On 29 Dec 2016, at 22:01, Viktor Dukhovni ietf-dane@dukhovni.org wrote:
On Dec 29, 2016, at 3:41 PM, Michael Grimm trashcan@ellael.org wrote:
Ok. But that will come to human intervention.
The human intervention is not constrained to happen at any particular time at which you may be unavailable. Rather your certificate continues to be *automatically* renewed with the same underlying key-pair indefinitely.
At such time as you *choose* to perform key rotation, you run a suitable script to generate new keys, obtain a new cert, deploy it, update the DNS "TLSA 3 1 1" record and check that everything is in order. Then you can let the automated tools take it from there for some indefinite new period.
Oh! I do have do admit then, that I didn't understand that approach by combining two different TLSA "types". I believed, that I wouldn't have the "supervision" about *when* to intervene manually. As I mentioned before, I am having difficulties in understanding the complete picture regarding this process.

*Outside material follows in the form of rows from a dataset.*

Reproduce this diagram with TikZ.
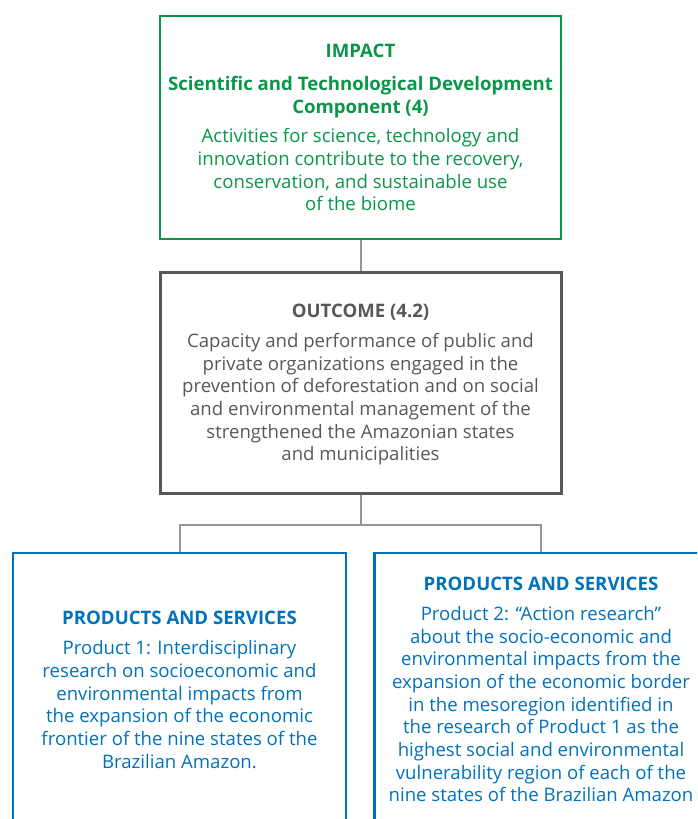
\documentclass[tikz,border=0pt]{standalone}
\usepackage{fontspec}
\setmainfont{Open Sans}
\usetikzlibrary{positioning}

\definecolor{impactgreen}{RGB}{10,150,72}
\definecolor{outcomegray}{RGB}{88,88,90}
\definecolor{linkgray}{RGB}{150,150,152}
\definecolor{productblue}{RGB}{0,114,188}

\begin{document}
\begin{tikzpicture}[
box/.style={draw,line width=1.25pt,inner sep=0pt,align=center,text depth=0pt,font=\fontsize{9.3}{11.35}\selectfont},
impactbox/.style={box,draw=impactgreen,text=impactgreen,minimum width=200.5pt,minimum height=111.5pt},
outcomebox/.style={box,draw=outcomegray,text=outcomegray,line width=1.5pt,minimum width=200.5pt,minimum height=110.5pt},
productbox/.style={box,draw=productblue,text=productblue,minimum width=166.5pt,minimum height=136.5pt},
link/.style={draw=linkgray,line width=1pt},
node distance=127.5pt
]

\clip (0,0) rectangle (348.5pt,-409.5pt);

\node[impactbox] (impact) at (180.25pt,-63.75pt) {\textbf{IMPACT}\\[5pt]
	\textbf{Scientific and Technological Development}\\
	\textbf{Component (4)}\\[3.5pt]
	Activities for science, technology and\\
	innovation contribute to the recovery,\\
	conservation, and sustainable use\\
	of the biome};
	\node[outcomebox] (outcome) [below of = impact] {\textbf{OUTCOME (4.2)}\\[3.5pt]
		Capacity and performance of public and\\
		private organizations engaged in the\\
		prevention of deforestation and on social\\
		and environmental management of the\\
		strengthened the Amazonian states\\
		and municipalities};
		\node[productbox] (prodA) [below of = outcome,yshift=-26pt,xshift=-90.5pt] {\textbf{PRODUCTS AND SERVICES}\\[4pt]
			Product 1: Interdisciplinary\\
			research on socioeconomic and\\
			environmental impacts from\\
			the expansion of the economic\\
			frontier of the nine states of the\\
			Brazilian Amazon.};
		\node[productbox] (prodB) [below of = outcome,yshift=-26pt,xshift=90.25pt,text depth=-2pt] {\textbf{PRODUCTS AND SERVICES}\\[3.5pt]
			Product 2: “Action research”\\
			about the socio-economic and\\
			environmental impacts from the\\
			expansion of the economic border\\
			in the mesoregion identified in\\
			the research of Product 1 as the\\
			highest social and environmental\\
			vulnerability region of each of the\\
			nine states of the Brazilian Amazon};

\draw[link] (impact) -- (outcome);
\draw[link] (outcome.south) -- ++(0,-15pt) coordinate (bus) -| (prodA.north);
	\draw[link] (bus) -| (prodB.north);

\end{tikzpicture}
\end{document}
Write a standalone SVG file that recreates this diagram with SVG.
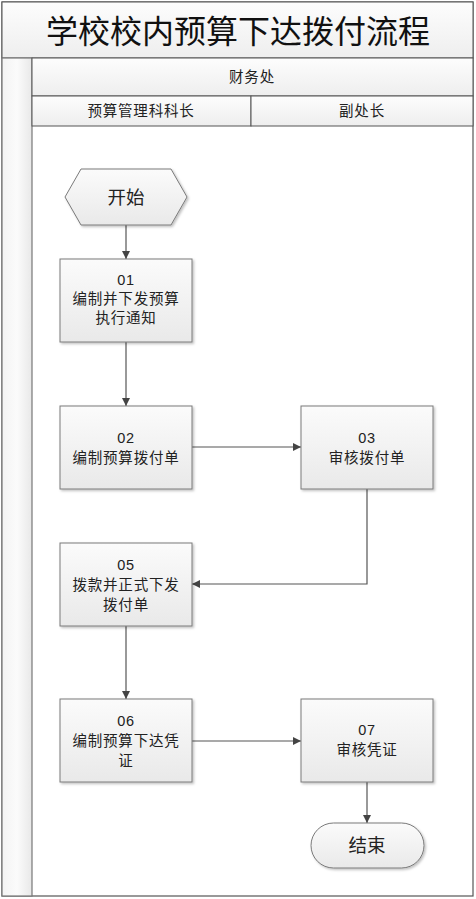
<svg xmlns="http://www.w3.org/2000/svg" width="476" height="899" viewBox="0 0 476 899">
<style>
text{font-family:"Liberation Sans","Noto Sans CJK SC",sans-serif;fill:#222;text-anchor:middle}
.box{fill:url(#g);stroke:#7a7a7a;stroke-width:1}
.hdr{fill:url(#gh);stroke:#555;stroke-width:1}
.t{font-size:14.5px;letter-spacing:0.8px}
.c{fill:none;stroke:#555;stroke-width:1.2;marker-end:url(#a)}
</style>
<defs>
<linearGradient id="g" x1="0" y1="0" x2="0" y2="1"><stop offset="0" stop-color="#fbfbfb"/><stop offset="1" stop-color="#e9e9e9"/></linearGradient>
<linearGradient id="gh" x1="0" y1="0" x2="0" y2="1"><stop offset="0" stop-color="#fdfdfd"/><stop offset="1" stop-color="#eeeeee"/></linearGradient>
<linearGradient id="gl" x1="0" y1="0" x2="1" y2="0"><stop offset="0" stop-color="#f3f3f3"/><stop offset="0.5" stop-color="#fbfbfb"/><stop offset="1" stop-color="#e8e8e8"/></linearGradient>
<filter id="s" x="-10%" y="-10%" width="130%" height="130%"><feDropShadow dx="1.5" dy="1.5" stdDeviation="1" flood-color="#000" flood-opacity="0.25"/></filter>
<marker id="a" viewBox="0 0 10 10" refX="10" refY="5" markerWidth="8" markerHeight="8" markerUnits="userSpaceOnUse" orient="auto"><path d="M0,0L10,5L0,10z" fill="#444"/></marker>
</defs>
<g id="frame">
<rect x="2" y="2" width="471" height="894" fill="#fff" stroke="#555" stroke-width="1.2"/>
<rect x="2" y="2" width="471" height="56" class="hdr"/>
<text x="238" y="43" style="font-size:32px;fill:#111">学校校内预算下达拨付流程</text>
<rect x="2" y="58" width="30" height="838" fill="url(#gl)" stroke="#777" stroke-width="1.2"/>
<rect x="32" y="58" width="441" height="38" class="hdr"/>
<text x="252" y="82" class="t">财务处</text>
<rect x="32" y="96" width="219" height="30" class="hdr"/>
<rect x="251" y="96" width="222" height="30" class="hdr"/>
<text x="141" y="116" class="t">预算管理科科长</text>
<text x="362" y="116" class="t">副处长</text>
</g>
<g id="connectors">
<path class="c" d="M126,225V259"/>
<path class="c" d="M126,342V406"/>
<path class="c" d="M192,447H301"/>
<path class="c" d="M367,489V584H192"/>
<path class="c" d="M126,626V699"/>
<path class="c" d="M192,741H301"/>
<path class="c" d="M367,782V823"/>
</g>
<g id="start">
<polygon points="65,197 81,169 171,169 187,197 171,225 81,225" class="box" filter="url(#s)"/>
<text x="126" y="204" style="font-size:18.5px">开始</text>
</g>
<g id="n01">
<rect x="60" y="259" width="132" height="83" class="box" filter="url(#s)"/>
<text x="126" y="285" class="t">01</text>
<text x="126" y="304" class="t">编制并下发预算</text>
<text x="126" y="323" class="t">执行通知</text>
</g>
<g id="n02">
<rect x="60" y="406" width="132" height="83" class="box" filter="url(#s)"/>
<text x="126" y="443" class="t">02</text>
<text x="126" y="463" class="t">编制预算拨付单</text>
</g>
<g id="n03">
<rect x="301" y="406" width="132" height="83" class="box" filter="url(#s)"/>
<text x="367" y="443" class="t">03</text>
<text x="367" y="463" class="t">审核拨付单</text>
</g>
<g id="n05">
<rect x="60" y="543" width="132" height="83" class="box" filter="url(#s)"/>
<text x="126" y="570" class="t">05</text>
<text x="126" y="590" class="t">拨款并正式下发</text>
<text x="126" y="610" class="t">拨付单</text>
</g>
<g id="n06">
<rect x="60" y="699" width="132" height="83" class="box" filter="url(#s)"/>
<text x="126" y="726" class="t">06</text>
<text x="126" y="746" class="t">编制预算下达凭</text>
<text x="126" y="766" class="t">证</text>
</g>
<g id="n07">
<rect x="301" y="699" width="132" height="83" class="box" filter="url(#s)"/>
<text x="367" y="735" class="t">07</text>
<text x="367" y="755" class="t">审核凭证</text>
</g>
<g id="end">
<rect x="311" y="823" width="113" height="45" rx="22.5" class="box" filter="url(#s)"/>
<text x="367" y="852" style="font-size:18.5px">结束</text>
</g>
</svg>
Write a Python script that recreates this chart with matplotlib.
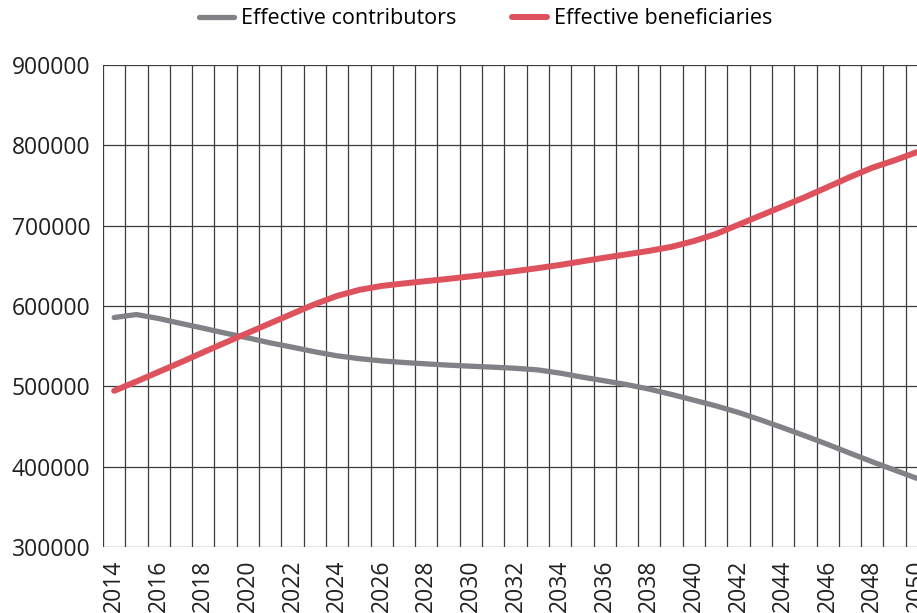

But, your and Patrick's feedback will let me start investigating the process of automatic LE certificate and DNSSEC/TLSA renewals in a test jail. I believe that I will understand it better by doing :-)
Well, I do have to dig into postfix' documentation more thoroughly than I during the last minutes. All my users and myself are using Apple's Mail.app (bench and mobile), and myself roundcube once in a while. Those clients work well in this regard, until today.
The "smtpd_tls_cert_file" and "smtpd_tls_key_file" settings can take overrides in the master.cf submission entry.
I knew that you knew it :-) Thanks. I will test that.
#) looking for a functionality in postfix that allows for different certificates for 25 and 587
No need for a second instance just for separate submission certs.
Again. Thanks for your feedback. I will test this.
The folks at https://mailinabox.email/ have automated LE certificate management and key rotation. In my survey I see repeated successful TLSA record and certificate rollovers for domains running that stack. I continue to be impressed by their attention to detail.
The mailinabox MX hosts represent 526 out of of ~2300 MX hosts with working TLSA records, so their stack is a noticeably large fraction of the deployed base (by server count, the hosting providers of course dominate by domain count).
Ok, it *can* be done (by professionals :-) ).